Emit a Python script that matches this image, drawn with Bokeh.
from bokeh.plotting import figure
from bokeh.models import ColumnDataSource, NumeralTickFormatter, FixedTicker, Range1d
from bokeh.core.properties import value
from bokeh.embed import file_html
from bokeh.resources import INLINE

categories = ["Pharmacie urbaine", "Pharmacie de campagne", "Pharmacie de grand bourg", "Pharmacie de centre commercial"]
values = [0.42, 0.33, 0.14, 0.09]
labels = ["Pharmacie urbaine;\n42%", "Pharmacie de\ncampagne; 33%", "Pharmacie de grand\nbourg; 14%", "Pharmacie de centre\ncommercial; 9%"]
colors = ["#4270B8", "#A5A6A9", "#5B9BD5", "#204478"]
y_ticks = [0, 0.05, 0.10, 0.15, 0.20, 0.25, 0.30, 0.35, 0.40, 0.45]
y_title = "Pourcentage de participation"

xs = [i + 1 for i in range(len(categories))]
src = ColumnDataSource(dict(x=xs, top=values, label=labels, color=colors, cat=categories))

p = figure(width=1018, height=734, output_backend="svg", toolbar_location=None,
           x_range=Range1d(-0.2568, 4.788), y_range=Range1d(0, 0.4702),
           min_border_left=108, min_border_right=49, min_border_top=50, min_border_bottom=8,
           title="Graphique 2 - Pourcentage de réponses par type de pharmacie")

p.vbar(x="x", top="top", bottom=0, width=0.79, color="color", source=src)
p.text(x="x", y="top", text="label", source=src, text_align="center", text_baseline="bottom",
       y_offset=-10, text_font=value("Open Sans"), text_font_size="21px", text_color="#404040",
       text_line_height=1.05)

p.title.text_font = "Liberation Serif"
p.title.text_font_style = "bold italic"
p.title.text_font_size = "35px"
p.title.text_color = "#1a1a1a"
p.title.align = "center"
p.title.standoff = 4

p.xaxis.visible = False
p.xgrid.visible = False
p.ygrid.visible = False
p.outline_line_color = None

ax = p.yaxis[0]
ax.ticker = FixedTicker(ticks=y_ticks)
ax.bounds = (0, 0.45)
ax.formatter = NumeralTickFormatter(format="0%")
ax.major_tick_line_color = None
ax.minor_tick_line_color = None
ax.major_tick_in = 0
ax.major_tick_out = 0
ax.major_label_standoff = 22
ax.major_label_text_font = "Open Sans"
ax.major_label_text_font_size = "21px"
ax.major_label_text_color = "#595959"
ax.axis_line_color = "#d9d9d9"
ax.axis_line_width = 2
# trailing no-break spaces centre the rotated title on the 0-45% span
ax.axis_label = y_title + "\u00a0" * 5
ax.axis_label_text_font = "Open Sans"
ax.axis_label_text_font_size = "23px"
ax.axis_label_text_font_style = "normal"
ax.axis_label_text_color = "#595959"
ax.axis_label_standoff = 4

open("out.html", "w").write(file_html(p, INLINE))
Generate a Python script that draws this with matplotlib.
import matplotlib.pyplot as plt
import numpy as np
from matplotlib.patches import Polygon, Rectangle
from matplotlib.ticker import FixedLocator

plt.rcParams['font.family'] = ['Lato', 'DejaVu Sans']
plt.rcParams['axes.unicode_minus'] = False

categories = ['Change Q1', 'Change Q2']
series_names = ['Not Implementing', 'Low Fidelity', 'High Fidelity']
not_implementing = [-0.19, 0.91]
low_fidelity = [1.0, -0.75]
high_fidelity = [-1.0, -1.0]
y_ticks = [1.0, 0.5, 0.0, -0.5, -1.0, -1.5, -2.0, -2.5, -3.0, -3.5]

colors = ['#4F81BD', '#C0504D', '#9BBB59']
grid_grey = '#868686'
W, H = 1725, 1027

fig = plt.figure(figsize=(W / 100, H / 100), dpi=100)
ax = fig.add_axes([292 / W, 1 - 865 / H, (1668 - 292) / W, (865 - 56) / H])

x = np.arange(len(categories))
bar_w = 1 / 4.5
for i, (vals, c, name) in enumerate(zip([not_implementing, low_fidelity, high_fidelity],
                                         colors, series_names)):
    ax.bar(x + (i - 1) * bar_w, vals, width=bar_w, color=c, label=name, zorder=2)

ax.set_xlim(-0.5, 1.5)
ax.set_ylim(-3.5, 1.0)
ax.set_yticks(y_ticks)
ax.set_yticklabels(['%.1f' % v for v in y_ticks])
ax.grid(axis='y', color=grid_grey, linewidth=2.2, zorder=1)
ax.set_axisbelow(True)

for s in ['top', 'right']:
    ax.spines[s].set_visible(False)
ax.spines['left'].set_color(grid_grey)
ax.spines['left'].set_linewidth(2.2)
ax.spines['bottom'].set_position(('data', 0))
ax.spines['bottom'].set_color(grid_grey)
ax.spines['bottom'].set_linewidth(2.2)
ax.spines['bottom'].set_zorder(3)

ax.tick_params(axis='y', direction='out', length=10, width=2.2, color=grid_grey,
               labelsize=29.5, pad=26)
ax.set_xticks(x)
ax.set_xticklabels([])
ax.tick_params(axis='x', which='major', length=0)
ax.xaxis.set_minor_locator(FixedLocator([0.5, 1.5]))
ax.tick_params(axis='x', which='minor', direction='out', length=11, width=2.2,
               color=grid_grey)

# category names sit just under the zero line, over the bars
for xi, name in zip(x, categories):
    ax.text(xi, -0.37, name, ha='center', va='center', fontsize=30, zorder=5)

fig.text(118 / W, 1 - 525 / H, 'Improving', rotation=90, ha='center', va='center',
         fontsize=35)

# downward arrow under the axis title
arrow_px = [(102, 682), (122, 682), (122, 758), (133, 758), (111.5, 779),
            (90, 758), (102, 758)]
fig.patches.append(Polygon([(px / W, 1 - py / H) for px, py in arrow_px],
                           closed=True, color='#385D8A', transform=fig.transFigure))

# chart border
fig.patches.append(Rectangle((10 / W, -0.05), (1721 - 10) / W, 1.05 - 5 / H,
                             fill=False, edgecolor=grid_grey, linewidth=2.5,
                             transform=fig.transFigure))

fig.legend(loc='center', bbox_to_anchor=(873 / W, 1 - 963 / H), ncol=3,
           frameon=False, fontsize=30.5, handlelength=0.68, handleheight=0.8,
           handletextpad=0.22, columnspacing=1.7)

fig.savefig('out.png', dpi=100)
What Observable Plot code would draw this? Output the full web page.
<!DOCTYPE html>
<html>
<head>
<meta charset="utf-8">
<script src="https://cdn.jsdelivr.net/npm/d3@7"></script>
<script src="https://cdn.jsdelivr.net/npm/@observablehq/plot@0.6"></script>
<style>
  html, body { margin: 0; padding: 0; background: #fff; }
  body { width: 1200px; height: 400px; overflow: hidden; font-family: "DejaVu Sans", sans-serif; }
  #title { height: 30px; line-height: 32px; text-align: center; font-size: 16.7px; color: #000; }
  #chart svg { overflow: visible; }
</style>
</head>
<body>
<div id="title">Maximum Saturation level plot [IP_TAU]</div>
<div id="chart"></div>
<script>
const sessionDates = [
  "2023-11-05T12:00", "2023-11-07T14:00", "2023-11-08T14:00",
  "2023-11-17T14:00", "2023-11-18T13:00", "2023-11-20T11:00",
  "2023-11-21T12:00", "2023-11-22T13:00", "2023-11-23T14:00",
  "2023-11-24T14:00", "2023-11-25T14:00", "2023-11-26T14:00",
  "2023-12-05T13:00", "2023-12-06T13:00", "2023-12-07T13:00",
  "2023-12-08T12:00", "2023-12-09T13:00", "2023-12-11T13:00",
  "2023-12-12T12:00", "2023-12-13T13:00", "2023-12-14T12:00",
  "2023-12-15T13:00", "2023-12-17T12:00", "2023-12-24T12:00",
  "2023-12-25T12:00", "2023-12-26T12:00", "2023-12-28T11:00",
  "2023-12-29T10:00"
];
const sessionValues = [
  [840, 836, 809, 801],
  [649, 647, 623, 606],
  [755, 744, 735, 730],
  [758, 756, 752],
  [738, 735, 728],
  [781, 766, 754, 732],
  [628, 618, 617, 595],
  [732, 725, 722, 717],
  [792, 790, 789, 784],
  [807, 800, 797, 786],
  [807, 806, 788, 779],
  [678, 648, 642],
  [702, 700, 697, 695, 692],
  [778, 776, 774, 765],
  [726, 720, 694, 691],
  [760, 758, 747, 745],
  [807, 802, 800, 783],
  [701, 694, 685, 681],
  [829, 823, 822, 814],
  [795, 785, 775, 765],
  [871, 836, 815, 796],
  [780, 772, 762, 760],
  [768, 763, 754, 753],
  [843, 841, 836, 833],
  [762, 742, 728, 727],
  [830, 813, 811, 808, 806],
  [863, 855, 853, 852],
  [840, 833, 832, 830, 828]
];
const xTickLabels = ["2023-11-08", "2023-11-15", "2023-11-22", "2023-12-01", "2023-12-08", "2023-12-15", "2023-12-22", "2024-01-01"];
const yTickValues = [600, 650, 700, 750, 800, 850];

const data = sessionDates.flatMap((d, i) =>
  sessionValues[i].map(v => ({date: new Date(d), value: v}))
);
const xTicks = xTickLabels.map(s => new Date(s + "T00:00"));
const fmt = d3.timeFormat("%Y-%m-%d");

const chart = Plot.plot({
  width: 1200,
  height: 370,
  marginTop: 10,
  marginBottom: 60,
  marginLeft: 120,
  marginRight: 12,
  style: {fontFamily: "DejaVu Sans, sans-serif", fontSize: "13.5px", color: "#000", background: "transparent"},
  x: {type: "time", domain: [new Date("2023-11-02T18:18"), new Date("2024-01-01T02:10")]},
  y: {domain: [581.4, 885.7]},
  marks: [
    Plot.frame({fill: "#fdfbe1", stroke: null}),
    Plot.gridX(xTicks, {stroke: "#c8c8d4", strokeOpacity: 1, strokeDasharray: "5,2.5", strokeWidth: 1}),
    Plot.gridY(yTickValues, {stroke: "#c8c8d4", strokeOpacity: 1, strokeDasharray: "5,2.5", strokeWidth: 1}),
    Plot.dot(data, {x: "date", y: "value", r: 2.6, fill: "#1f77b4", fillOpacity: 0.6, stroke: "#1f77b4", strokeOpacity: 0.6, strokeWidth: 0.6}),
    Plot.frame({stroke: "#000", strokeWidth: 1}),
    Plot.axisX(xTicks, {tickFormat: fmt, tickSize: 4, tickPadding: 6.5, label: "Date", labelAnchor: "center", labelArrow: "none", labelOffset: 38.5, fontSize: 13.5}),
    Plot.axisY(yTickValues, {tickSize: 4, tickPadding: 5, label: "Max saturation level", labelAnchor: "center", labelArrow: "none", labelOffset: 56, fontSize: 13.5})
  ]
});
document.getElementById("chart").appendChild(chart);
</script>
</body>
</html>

───

§ **Instruction**: Read the data above. Pull out each line in which the string "Python" appears.

§ **Result for this exercise**:
Emit a Python script that matches this image, drawn with Bokeh.
Generate a Python script that draws this with matplotlib.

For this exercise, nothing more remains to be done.